START

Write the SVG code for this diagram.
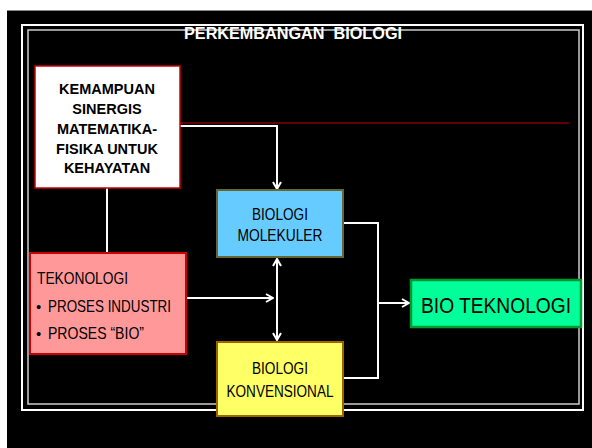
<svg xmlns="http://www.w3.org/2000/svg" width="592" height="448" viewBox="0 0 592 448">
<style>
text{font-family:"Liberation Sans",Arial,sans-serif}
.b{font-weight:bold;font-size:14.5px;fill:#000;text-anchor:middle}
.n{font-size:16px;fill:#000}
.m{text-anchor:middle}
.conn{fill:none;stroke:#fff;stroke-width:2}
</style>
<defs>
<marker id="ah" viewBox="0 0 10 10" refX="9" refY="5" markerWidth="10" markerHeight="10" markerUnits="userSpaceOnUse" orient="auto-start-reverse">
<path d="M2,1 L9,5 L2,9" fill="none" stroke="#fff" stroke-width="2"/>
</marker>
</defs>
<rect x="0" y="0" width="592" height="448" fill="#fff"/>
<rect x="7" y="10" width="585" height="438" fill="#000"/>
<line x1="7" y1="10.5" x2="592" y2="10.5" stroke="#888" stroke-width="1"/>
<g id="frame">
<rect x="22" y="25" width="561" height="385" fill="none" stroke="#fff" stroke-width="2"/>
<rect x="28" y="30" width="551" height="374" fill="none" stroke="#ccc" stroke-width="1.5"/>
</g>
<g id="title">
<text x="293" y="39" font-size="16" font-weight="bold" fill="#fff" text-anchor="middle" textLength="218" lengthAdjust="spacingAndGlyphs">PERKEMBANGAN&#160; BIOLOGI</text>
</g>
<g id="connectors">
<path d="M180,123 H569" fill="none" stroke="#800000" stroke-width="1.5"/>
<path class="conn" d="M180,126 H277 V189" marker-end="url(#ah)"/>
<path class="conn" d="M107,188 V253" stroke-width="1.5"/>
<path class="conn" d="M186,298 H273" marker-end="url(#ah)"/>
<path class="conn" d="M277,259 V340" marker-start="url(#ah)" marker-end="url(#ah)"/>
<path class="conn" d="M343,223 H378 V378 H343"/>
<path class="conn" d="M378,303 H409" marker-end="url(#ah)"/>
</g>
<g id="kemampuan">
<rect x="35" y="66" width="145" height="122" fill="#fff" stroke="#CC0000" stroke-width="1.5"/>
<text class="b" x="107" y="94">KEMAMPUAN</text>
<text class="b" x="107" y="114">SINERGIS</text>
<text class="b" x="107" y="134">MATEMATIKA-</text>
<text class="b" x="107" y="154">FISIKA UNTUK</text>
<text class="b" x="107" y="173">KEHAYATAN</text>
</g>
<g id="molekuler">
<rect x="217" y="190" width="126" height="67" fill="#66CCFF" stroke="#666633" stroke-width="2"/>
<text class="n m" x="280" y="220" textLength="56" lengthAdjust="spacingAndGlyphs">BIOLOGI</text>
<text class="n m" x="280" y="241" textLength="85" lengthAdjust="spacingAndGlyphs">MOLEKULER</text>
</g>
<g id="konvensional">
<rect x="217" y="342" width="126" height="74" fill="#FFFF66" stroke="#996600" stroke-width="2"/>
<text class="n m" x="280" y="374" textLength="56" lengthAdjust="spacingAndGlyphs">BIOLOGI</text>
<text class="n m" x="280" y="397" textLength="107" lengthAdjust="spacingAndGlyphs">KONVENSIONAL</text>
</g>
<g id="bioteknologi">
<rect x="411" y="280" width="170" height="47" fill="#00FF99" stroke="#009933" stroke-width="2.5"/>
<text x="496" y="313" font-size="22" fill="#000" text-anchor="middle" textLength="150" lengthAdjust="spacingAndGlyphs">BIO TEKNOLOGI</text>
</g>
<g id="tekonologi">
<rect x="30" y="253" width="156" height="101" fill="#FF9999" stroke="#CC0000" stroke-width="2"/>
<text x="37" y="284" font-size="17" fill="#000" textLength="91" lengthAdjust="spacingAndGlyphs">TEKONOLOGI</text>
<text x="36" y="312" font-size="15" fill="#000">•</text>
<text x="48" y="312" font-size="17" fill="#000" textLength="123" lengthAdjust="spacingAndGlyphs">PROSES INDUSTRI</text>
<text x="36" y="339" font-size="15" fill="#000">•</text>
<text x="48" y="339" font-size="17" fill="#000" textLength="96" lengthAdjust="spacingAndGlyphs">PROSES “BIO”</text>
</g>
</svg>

END

→ **Requirement**: Exclude the images and reproduce the remaining data exactly.

→ **Result below**:
Write the SVG code for this diagram.
<svg xmlns="http://www.w3.org/2000/svg" width="592" height="448" viewBox="0 0 592 448">
<style>
text{font-family:"Liberation Sans",Arial,sans-serif}
.b{font-weight:bold;font-size:14.5px;fill:#000;text-anchor:middle}
.n{font-size:16px;fill:#000}
.m{text-anchor:middle}
.conn{fill:none;stroke:#fff;stroke-width:2}
</style>
<defs>
<marker id="ah" viewBox="0 0 10 10" refX="9" refY="5" markerWidth="10" markerHeight="10" markerUnits="userSpaceOnUse" orient="auto-start-reverse">
<path d="M2,1 L9,5 L2,9" fill="none" stroke="#fff" stroke-width="2"/>
</marker>
</defs>
<rect x="0" y="0" width="592" height="448" fill="#fff"/>
<rect x="7" y="10" width="585" height="438" fill="#000"/>
<line x1="7" y1="10.5" x2="592" y2="10.5" stroke="#888" stroke-width="1"/>
<g id="frame">
<rect x="22" y="25" width="561" height="385" fill="none" stroke="#fff" stroke-width="2"/>
<rect x="28" y="30" width="551" height="374" fill="none" stroke="#ccc" stroke-width="1.5"/>
</g>
<g id="title">
<text x="293" y="39" font-size="16" font-weight="bold" fill="#fff" text-anchor="middle" textLength="218" lengthAdjust="spacingAndGlyphs">PERKEMBANGAN&#160; BIOLOGI</text>
</g>
<g id="connectors">
<path d="M180,123 H569" fill="none" stroke="#800000" stroke-width="1.5"/>
<path class="conn" d="M180,126 H277 V189" marker-end="url(#ah)"/>
<path class="conn" d="M107,188 V253" stroke-width="1.5"/>
<path class="conn" d="M186,298 H273" marker-end="url(#ah)"/>
<path class="conn" d="M277,259 V340" marker-start="url(#ah)" marker-end="url(#ah)"/>
<path class="conn" d="M343,223 H378 V378 H343"/>
<path class="conn" d="M378,303 H409" marker-end="url(#ah)"/>
</g>
<g id="kemampuan">
<rect x="35" y="66" width="145" height="122" fill="#fff" stroke="#CC0000" stroke-width="1.5"/>
<text class="b" x="107" y="94">KEMAMPUAN</text>
<text class="b" x="107" y="114">SINERGIS</text>
<text class="b" x="107" y="134">MATEMATIKA-</text>
<text class="b" x="107" y="154">FISIKA UNTUK</text>
<text class="b" x="107" y="173">KEHAYATAN</text>
</g>
<g id="molekuler">
<rect x="217" y="190" width="126" height="67" fill="#66CCFF" stroke="#666633" stroke-width="2"/>
<text class="n m" x="280" y="220" textLength="56" lengthAdjust="spacingAndGlyphs">BIOLOGI</text>
<text class="n m" x="280" y="241" textLength="85" lengthAdjust="spacingAndGlyphs">MOLEKULER</text>
</g>
<g id="konvensional">
<rect x="217" y="342" width="126" height="74" fill="#FFFF66" stroke="#996600" stroke-width="2"/>
<text class="n m" x="280" y="374" textLength="56" lengthAdjust="spacingAndGlyphs">BIOLOGI</text>
<text class="n m" x="280" y="397" textLength="107" lengthAdjust="spacingAndGlyphs">KONVENSIONAL</text>
</g>
<g id="bioteknologi">
<rect x="411" y="280" width="170" height="47" fill="#00FF99" stroke="#009933" stroke-width="2.5"/>
<text x="496" y="313" font-size="22" fill="#000" text-anchor="middle" textLength="150" lengthAdjust="spacingAndGlyphs">BIO TEKNOLOGI</text>
</g>
<g id="tekonologi">
<rect x="30" y="253" width="156" height="101" fill="#FF9999" stroke="#CC0000" stroke-width="2"/>
<text x="37" y="284" font-size="17" fill="#000" textLength="91" lengthAdjust="spacingAndGlyphs">TEKONOLOGI</text>
<text x="36" y="312" font-size="15" fill="#000">•</text>
<text x="48" y="312" font-size="17" fill="#000" textLength="123" lengthAdjust="spacingAndGlyphs">PROSES INDUSTRI</text>
<text x="36" y="339" font-size="15" fill="#000">•</text>
<text x="48" y="339" font-size="17" fill="#000" textLength="96" lengthAdjust="spacingAndGlyphs">PROSES “BIO”</text>
</g>
</svg>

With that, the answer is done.